__GIVEN TASK__: Your task is to repeat the lines below exactly, excluding any pictures they contain.

__DATA SECTION__:
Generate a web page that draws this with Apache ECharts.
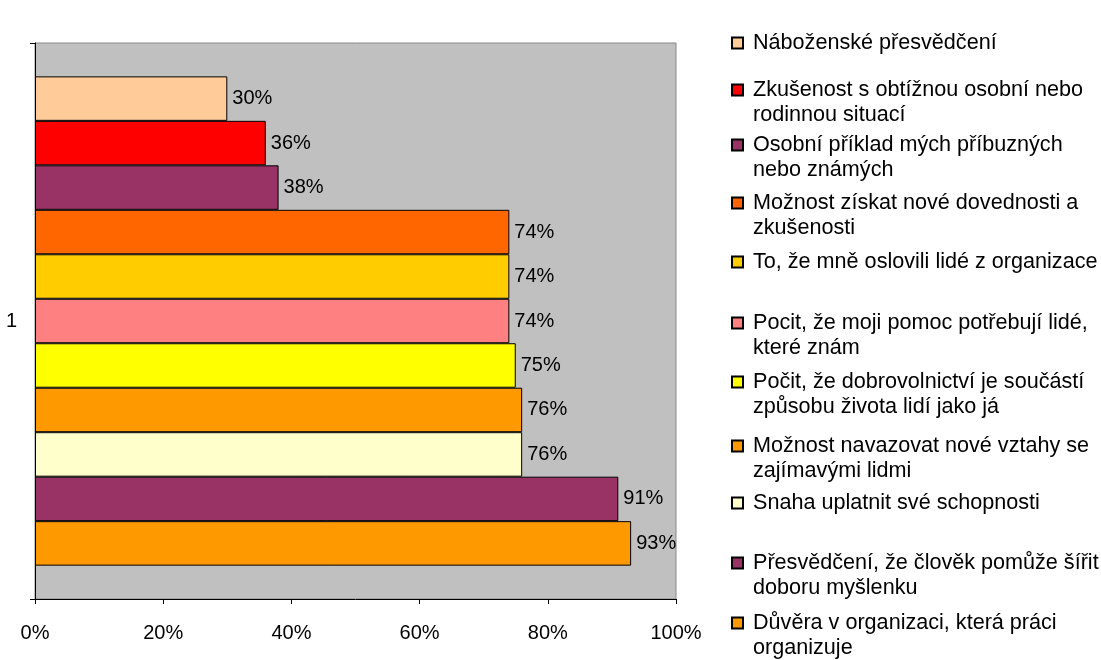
<!DOCTYPE html>
<html>
<head>
<meta charset="UTF-8"/>
<title></title>
<script src="https://cdn.jsdelivr.net/npm/echarts@6/dist/echarts.min.js"></script>
<style>
body{margin:0;background:#fff;}
#chart{width:1101px;height:660px;}
</style>
</head>
<body>
<div id="chart"></div>
<script type="text/javascript">
// kategorie (jediná skupina "1")
var categories = ['1'];
// názvy řad - pořadí odshora dolů (stejně jako legenda)
var names = [
  'Náboženské přesvědčení',
  'Zkušenost s obtížnou osobní nebo\nrodinnou situací',
  'Osobní příklad mých příbuzných\nnebo známých',
  'Možnost získat nové dovednosti a\nzkušenosti',
  'To, že mně oslovili lidé z organizace',
  'Pocit, že moji pomoc potřebují lidé,\nkteré znám',
  'Počit, že dobrovolnictví je součástí\nzpůsobu života lidí jako já',
  'Možnost navazovat nové vztahy se\nzajímavými lidmi',
  'Snaha uplatnit své schopnosti',
  'Přesvědčení, že člověk pomůže šířit\ndoboru myšlenku',
  'Důvěra v organizaci, která práci\norganizuje'
];
var values = [30, 36, 38, 74, 74, 74, 75, 76, 76, 91, 93];
var xTicks = [0, 20, 40, 60, 80, 100];

var colors = ['#FFCC99', '#FF0000', '#993366', '#FF6600', '#FFCC00', '#FF8080',
              '#FFFF00', '#FF9900', '#FFFFCC', '#993366', '#FF9900'];
// svislé středy prvních řádků legendy (odshora)
var legendY = [43, 90, 145, 203, 262, 323, 382, 446, 503, 563, 623];
var LH = 25;

var myChart = echarts.init(document.getElementById('chart'));

var series = [];
for (var i = 0; i < names.length; i++) {
  series.push({
    name: names[i],
    type: 'bar',
    data: [values[i]],
    barGap: '0%',
    barCategoryGap: '12%',
    itemStyle: { color: colors[i], borderColor: '#000', borderWidth: 1 },
    label: {
      show: true,
      position: 'right',
      distance: 5,
      formatter: '{c}%',
      color: '#000',
      fontSize: 20,
      fontFamily: 'Liberation Sans'
    }
  });
}

// každá položka legendy zvlášť, aby ikona byla u prvního řádku
var legends = [];
for (var j = 0; j < names.length; j++) {
  var twoLines = names[j].indexOf('\n') >= 0;
  legends.push({
    data: [names[j]],
    orient: 'vertical',
    left: 731,
    top: legendY[j] - LH / 2,
    padding: 0,
    itemWidth: 11,
    itemHeight: twoLines ? 36 : 11,
    icon: twoLines ? 'path://M0,0H11V11H0Z M11,36L11,36' : 'rect',
    selectedMode: false,
    textStyle: {
      fontSize: 21.6,
      lineHeight: LH,
      color: '#000',
      fontFamily: 'Liberation Sans',
      padding: [0, 0, 0, 5]
    }
  });
}

var option = {
  animation: false,
  grid: {
    left: 35,
    right: 425,
    top: 43,
    bottom: 61,
    show: true,
    backgroundColor: '#C0C0C0',
    borderColor: '#888',
    borderWidth: 1
  },
  legend: legends,
  xAxis: {
    type: 'value',
    min: xTicks[0],
    max: xTicks[xTicks.length - 1],
    interval: 20,
    splitLine: { show: false },
    axisLine: { show: true, lineStyle: { color: '#000' } },
    axisTick: { show: true, length: 5, lineStyle: { color: '#000' } },
    axisLabel: {
      formatter: '{value}%',
      margin: 24,
      color: '#000',
      fontSize: 20,
      fontFamily: 'Liberation Sans'
    }
  },
  yAxis: {
    type: 'category',
    data: categories,
    axisLine: { show: true, lineStyle: { color: '#000' } },
    axisTick: { show: true, length: 5, lineStyle: { color: '#000' } },
    axisLabel: {
      margin: 18,
      color: '#000',
      fontSize: 20,
      fontFamily: 'Liberation Sans'
    }
  },
  series: series
};
myChart.setOption(option);
</script>
</body>
</html>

__RESPONSE__:
Generate a web page that draws this with Apache ECharts.
<!DOCTYPE html>
<html>
<head>
<meta charset="UTF-8"/>
<title></title>
<script src="https://cdn.jsdelivr.net/npm/echarts@6/dist/echarts.min.js"></script>
<style>
body{margin:0;background:#fff;}
#chart{width:1101px;height:660px;}
</style>
</head>
<body>
<div id="chart"></div>
<script type="text/javascript">
// kategorie (jediná skupina "1")
var categories = ['1'];
// názvy řad - pořadí odshora dolů (stejně jako legenda)
var names = [
  'Náboženské přesvědčení',
  'Zkušenost s obtížnou osobní nebo\nrodinnou situací',
  'Osobní příklad mých příbuzných\nnebo známých',
  'Možnost získat nové dovednosti a\nzkušenosti',
  'To, že mně oslovili lidé z organizace',
  'Pocit, že moji pomoc potřebují lidé,\nkteré znám',
  'Počit, že dobrovolnictví je součástí\nzpůsobu života lidí jako já',
  'Možnost navazovat nové vztahy se\nzajímavými lidmi',
  'Snaha uplatnit své schopnosti',
  'Přesvědčení, že člověk pomůže šířit\ndoboru myšlenku',
  'Důvěra v organizaci, která práci\norganizuje'
];
var values = [30, 36, 38, 74, 74, 74, 75, 76, 76, 91, 93];
var xTicks = [0, 20, 40, 60, 80, 100];

var colors = ['#FFCC99', '#FF0000', '#993366', '#FF6600', '#FFCC00', '#FF8080',
              '#FFFF00', '#FF9900', '#FFFFCC', '#993366', '#FF9900'];
// svislé středy prvních řádků legendy (odshora)
var legendY = [43, 90, 145, 203, 262, 323, 382, 446, 503, 563, 623];
var LH = 25;

var myChart = echarts.init(document.getElementById('chart'));

var series = [];
for (var i = 0; i < names.length; i++) {
  series.push({
    name: names[i],
    type: 'bar',
    data: [values[i]],
    barGap: '0%',
    barCategoryGap: '12%',
    itemStyle: { color: colors[i], borderColor: '#000', borderWidth: 1 },
    label: {
      show: true,
      position: 'right',
      distance: 5,
      formatter: '{c}%',
      color: '#000',
      fontSize: 20,
      fontFamily: 'Liberation Sans'
    }
  });
}

// každá položka legendy zvlášť, aby ikona byla u prvního řádku
var legends = [];
for (var j = 0; j < names.length; j++) {
  var twoLines = names[j].indexOf('\n') >= 0;
  legends.push({
    data: [names[j]],
    orient: 'vertical',
    left: 731,
    top: legendY[j] - LH / 2,
    padding: 0,
    itemWidth: 11,
    itemHeight: twoLines ? 36 : 11,
    icon: twoLines ? 'path://M0,0H11V11H0Z M11,36L11,36' : 'rect',
    selectedMode: false,
    textStyle: {
      fontSize: 21.6,
      lineHeight: LH,
      color: '#000',
      fontFamily: 'Liberation Sans',
      padding: [0, 0, 0, 5]
    }
  });
}

var option = {
  animation: false,
  grid: {
    left: 35,
    right: 425,
    top: 43,
    bottom: 61,
    show: true,
    backgroundColor: '#C0C0C0',
    borderColor: '#888',
    borderWidth: 1
  },
  legend: legends,
  xAxis: {
    type: 'value',
    min: xTicks[0],
    max: xTicks[xTicks.length - 1],
    interval: 20,
    splitLine: { show: false },
    axisLine: { show: true, lineStyle: { color: '#000' } },
    axisTick: { show: true, length: 5, lineStyle: { color: '#000' } },
    axisLabel: {
      formatter: '{value}%',
      margin: 24,
      color: '#000',
      fontSize: 20,
      fontFamily: 'Liberation Sans'
    }
  },
  yAxis: {
    type: 'category',
    data: categories,
    axisLine: { show: true, lineStyle: { color: '#000' } },
    axisTick: { show: true, length: 5, lineStyle: { color: '#000' } },
    axisLabel: {
      margin: 18,
      color: '#000',
      fontSize: 20,
      fontFamily: 'Liberation Sans'
    }
  },
  series: series
};
myChart.setOption(option);
</script>
</body>
</html>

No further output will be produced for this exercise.